» **WHAT YOU NEED TO DO**
Restrict the output to the lines below starting at the one that contains "Reproduce this diagram with TikZ." and ending at the one that contains "angle=360, radius=233.5pt] -- cycle;", and restate them word for word, both ends included.

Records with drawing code
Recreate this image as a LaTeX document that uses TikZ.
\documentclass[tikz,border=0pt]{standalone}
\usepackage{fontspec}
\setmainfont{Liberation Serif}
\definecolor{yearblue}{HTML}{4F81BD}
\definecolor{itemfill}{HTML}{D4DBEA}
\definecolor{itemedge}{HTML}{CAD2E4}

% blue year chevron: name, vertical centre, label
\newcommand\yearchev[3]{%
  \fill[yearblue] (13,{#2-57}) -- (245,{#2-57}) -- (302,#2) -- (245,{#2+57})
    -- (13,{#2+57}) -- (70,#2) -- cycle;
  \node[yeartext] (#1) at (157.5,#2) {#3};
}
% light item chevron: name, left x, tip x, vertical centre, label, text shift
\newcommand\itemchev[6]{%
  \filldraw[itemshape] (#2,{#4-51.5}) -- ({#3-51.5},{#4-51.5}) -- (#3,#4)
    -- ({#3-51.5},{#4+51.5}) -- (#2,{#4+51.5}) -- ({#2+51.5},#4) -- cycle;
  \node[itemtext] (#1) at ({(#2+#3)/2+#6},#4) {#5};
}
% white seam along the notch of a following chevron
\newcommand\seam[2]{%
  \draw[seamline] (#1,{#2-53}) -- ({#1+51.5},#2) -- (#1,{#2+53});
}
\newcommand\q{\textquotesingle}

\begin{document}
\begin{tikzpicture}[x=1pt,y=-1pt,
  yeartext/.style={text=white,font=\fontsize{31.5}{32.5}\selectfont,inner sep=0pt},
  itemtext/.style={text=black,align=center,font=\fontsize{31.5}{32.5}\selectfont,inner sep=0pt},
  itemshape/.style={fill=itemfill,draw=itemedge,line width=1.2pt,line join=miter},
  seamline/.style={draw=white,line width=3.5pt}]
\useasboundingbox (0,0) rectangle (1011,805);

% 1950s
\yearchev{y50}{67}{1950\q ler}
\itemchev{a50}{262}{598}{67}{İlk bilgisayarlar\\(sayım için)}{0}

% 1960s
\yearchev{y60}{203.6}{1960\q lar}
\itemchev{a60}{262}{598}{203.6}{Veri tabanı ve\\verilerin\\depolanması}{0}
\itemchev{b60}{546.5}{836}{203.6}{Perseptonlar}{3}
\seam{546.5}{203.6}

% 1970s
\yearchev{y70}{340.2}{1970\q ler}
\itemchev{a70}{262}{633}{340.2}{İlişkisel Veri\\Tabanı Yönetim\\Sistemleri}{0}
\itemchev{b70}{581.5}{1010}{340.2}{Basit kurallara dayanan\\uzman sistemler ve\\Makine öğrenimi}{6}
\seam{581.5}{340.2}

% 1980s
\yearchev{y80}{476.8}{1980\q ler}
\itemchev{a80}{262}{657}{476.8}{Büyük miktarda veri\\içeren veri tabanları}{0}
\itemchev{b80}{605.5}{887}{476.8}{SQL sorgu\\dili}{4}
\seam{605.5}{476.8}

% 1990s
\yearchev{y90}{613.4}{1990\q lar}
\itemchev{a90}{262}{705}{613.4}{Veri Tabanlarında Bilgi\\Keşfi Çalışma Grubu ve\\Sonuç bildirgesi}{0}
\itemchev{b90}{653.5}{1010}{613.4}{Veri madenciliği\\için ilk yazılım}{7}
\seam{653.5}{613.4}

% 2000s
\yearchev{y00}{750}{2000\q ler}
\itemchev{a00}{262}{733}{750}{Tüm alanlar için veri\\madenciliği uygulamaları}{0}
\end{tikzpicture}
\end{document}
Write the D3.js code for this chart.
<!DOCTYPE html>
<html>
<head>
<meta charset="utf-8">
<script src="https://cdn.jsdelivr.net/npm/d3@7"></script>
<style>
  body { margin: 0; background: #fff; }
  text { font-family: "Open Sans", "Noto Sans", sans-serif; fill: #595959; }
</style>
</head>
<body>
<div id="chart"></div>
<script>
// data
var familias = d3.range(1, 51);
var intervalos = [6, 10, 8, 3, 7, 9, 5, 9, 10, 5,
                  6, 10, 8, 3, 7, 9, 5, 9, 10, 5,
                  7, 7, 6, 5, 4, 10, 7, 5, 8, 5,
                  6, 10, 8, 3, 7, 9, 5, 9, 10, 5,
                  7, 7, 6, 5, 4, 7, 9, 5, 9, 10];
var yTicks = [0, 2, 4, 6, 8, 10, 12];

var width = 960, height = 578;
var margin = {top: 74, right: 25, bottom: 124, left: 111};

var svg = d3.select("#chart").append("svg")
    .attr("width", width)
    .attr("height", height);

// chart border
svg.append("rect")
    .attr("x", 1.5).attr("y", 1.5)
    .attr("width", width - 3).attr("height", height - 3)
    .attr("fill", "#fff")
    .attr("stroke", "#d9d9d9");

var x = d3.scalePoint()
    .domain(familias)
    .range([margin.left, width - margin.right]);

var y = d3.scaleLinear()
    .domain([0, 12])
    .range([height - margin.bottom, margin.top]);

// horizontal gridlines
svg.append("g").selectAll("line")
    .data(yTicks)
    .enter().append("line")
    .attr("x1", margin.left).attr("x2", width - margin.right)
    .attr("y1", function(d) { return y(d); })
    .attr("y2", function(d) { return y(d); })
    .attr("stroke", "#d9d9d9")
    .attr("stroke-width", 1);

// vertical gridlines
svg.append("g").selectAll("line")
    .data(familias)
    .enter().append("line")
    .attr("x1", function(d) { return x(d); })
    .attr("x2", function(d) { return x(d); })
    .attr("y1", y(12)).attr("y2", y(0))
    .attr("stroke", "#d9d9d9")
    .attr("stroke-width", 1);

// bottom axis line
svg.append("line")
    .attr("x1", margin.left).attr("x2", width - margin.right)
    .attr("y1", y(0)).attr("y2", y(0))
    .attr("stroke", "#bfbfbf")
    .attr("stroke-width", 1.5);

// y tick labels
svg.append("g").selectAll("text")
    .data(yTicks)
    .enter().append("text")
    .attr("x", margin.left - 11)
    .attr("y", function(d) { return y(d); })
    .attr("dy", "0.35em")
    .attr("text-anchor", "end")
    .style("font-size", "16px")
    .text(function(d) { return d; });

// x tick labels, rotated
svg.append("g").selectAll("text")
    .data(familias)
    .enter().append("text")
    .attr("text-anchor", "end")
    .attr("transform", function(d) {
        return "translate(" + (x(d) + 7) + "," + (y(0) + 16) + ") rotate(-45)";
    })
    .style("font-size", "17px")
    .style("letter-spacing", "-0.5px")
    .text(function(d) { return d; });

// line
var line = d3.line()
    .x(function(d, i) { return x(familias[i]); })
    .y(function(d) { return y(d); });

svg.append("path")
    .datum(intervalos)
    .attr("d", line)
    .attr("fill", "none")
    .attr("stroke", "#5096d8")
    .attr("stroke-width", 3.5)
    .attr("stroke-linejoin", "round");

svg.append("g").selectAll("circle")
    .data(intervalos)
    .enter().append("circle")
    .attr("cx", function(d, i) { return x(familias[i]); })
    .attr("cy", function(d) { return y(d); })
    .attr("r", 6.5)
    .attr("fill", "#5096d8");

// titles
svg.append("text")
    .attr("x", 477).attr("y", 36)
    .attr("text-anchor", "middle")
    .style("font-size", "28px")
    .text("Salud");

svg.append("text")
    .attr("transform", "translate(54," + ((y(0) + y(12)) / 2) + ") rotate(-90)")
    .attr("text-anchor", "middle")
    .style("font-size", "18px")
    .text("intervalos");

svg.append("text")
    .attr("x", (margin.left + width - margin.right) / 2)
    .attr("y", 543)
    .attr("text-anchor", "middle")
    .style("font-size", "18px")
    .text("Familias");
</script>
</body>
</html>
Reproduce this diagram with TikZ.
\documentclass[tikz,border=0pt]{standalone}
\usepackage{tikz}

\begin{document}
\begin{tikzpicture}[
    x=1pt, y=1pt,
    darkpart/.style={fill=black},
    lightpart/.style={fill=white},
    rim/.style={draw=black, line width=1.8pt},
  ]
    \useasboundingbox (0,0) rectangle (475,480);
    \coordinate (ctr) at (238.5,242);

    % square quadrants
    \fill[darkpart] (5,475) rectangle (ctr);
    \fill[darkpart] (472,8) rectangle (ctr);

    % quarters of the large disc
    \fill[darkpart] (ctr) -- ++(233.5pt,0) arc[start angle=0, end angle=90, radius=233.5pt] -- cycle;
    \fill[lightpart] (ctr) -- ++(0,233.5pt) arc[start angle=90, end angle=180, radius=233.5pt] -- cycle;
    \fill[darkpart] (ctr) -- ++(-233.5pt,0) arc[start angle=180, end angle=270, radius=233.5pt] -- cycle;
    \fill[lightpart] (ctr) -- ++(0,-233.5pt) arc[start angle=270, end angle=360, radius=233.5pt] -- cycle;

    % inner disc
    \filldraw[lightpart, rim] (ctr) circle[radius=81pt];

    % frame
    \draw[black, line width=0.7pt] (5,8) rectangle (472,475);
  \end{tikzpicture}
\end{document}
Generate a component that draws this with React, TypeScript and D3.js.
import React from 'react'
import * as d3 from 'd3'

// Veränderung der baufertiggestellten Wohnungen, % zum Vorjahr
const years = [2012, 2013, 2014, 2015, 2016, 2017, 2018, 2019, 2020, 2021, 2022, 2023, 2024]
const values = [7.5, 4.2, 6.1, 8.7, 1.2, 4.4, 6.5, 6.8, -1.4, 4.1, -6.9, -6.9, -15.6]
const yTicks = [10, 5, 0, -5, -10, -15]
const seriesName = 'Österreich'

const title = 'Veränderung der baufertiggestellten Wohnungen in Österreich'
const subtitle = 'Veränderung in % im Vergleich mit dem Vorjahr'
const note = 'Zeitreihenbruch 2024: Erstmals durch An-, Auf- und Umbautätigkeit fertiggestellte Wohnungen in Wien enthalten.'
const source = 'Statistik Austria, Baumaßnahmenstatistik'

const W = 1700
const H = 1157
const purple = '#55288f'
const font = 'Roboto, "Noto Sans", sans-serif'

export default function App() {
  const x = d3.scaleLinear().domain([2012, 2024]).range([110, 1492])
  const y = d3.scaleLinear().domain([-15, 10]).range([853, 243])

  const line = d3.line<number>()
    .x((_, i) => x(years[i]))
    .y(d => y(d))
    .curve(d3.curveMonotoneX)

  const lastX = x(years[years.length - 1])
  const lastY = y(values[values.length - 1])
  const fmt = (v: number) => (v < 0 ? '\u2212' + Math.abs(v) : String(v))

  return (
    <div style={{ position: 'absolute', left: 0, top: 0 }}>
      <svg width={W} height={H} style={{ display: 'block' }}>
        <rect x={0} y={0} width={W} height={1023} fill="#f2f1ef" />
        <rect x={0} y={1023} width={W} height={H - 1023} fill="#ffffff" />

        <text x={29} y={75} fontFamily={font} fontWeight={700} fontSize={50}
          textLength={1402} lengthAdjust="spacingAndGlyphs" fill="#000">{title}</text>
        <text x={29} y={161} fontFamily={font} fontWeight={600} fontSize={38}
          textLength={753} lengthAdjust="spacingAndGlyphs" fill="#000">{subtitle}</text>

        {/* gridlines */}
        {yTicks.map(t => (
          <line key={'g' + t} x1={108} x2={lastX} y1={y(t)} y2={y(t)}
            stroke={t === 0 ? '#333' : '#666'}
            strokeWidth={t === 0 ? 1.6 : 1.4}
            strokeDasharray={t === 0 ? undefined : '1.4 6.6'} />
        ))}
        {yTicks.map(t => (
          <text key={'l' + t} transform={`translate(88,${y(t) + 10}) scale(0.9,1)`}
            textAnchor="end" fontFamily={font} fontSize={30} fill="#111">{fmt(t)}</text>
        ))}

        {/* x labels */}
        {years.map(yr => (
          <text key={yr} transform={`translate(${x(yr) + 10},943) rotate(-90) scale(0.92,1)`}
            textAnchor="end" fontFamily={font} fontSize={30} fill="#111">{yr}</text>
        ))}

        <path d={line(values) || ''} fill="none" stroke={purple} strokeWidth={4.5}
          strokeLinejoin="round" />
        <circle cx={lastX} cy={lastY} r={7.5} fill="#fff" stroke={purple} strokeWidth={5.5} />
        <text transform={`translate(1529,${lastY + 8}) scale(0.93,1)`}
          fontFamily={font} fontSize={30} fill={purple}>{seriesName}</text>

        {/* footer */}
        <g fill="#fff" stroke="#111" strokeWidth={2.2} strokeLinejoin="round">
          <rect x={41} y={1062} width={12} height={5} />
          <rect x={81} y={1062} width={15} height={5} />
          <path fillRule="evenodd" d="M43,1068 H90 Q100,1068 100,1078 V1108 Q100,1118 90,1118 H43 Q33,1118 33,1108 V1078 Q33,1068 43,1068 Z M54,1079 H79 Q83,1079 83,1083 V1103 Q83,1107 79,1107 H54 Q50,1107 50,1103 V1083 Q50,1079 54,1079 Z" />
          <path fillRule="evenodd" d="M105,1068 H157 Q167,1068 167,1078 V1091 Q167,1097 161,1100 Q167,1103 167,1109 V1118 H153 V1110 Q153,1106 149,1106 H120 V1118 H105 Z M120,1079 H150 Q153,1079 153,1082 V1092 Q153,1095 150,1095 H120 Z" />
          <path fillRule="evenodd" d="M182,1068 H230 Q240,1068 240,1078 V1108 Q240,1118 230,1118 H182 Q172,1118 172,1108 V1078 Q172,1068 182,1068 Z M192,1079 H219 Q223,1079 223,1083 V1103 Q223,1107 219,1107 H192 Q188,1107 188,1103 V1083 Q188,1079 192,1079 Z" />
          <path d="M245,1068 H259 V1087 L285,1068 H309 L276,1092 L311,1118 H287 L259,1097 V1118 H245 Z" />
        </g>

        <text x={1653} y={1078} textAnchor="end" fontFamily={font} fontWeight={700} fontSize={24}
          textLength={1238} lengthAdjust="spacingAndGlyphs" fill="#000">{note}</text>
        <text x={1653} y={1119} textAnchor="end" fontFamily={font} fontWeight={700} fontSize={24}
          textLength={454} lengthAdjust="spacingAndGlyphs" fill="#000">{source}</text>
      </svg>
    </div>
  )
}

» **WRITTEN REPLY**
Reproduce this diagram with TikZ.
\documentclass[tikz,border=0pt]{standalone}
\usepackage{tikz}

\begin{document}
\begin{tikzpicture}[
    x=1pt, y=1pt,
    darkpart/.style={fill=black},
    lightpart/.style={fill=white},
    rim/.style={draw=black, line width=1.8pt},
  ]
    \useasboundingbox (0,0) rectangle (475,480);
    \coordinate (ctr) at (238.5,242);

    % square quadrants
    \fill[darkpart] (5,475) rectangle (ctr);
    \fill[darkpart] (472,8) rectangle (ctr);

    % quarters of the large disc
    \fill[darkpart] (ctr) -- ++(233.5pt,0) arc[start angle=0, end angle=90, radius=233.5pt] -- cycle;
    \fill[lightpart] (ctr) -- ++(0,233.5pt) arc[start angle=90, end angle=180, radius=233.5pt] -- cycle;
    \fill[darkpart] (ctr) -- ++(-233.5pt,0) arc[start angle=180, end angle=270, radius=233.5pt] -- cycle;
    \fill[lightpart] (ctr) -- ++(0,-233.5pt) arc[start angle=270, end angle=360, radius=233.5pt] -- cycle;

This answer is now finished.